Exact Functional ANOVA Decomposition for Categorical Inputs Models
This provides a foundational tool for interpretable machine learning, enabling exact decomposition of model predictions for categorical data without independence assumptions.
The paper tackles the problem of computing functional ANOVA decompositions for models with categorical inputs under dependent feature distributions, deriving a closed-form expression that eliminates the need for costly sampling-based approximations. The result is a computationally efficient framework that generalizes SHAP values to arbitrary dependence structures.

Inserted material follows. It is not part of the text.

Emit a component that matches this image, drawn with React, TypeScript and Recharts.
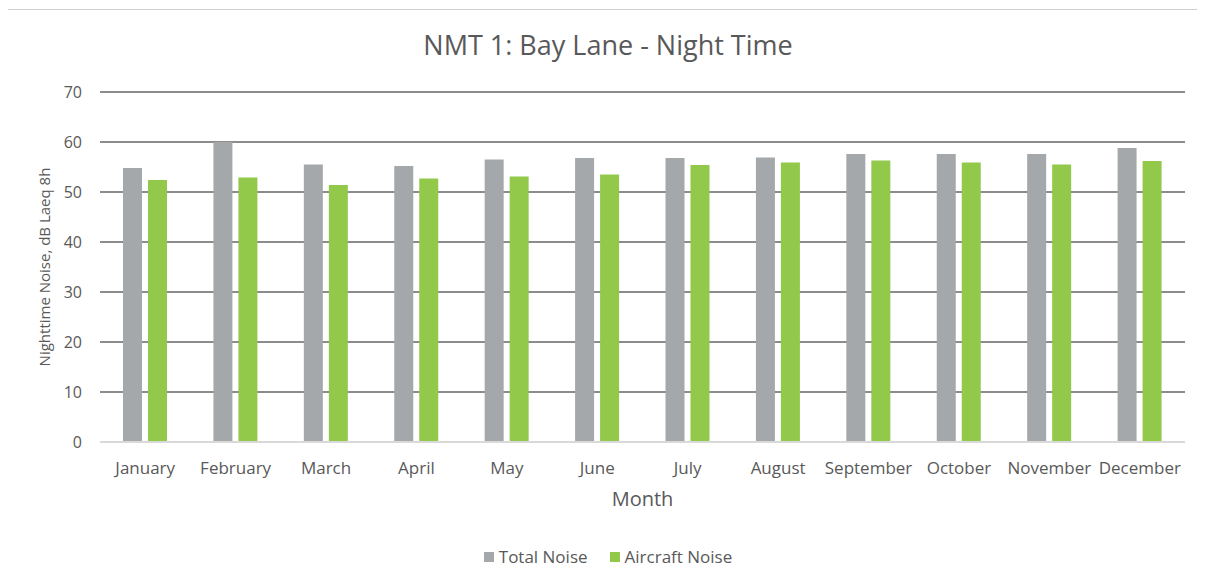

Functional ANOVA offers a principled framework for interpretability by decomposing a model's prediction into main effects and higher-order interactions. For independent features, this decomposition is well-defined, strongly linked with SHAP values, and serves as a cornerstone of additive explainability. However, the lack of an explicit closed-form expression for general dependent distributions has forced practitioners to rely on costly sampling-based approximations. We completely resolve this limitation for categorical inputs. By bridging functional analysis with the extension of discrete Fourier analysis, we derive a closed-form decomposition without any assumption. Our formulation is computationally very efficient. It seamlessly recovers the classical independent case and extends to arbitrary dependence structures, including distributions with non-rectangular support. Furthermore, leveraging the intrinsic link between SHAP and ANOVA under independence, our framework yields a natural generalization of SHAP values for the general categorical setting.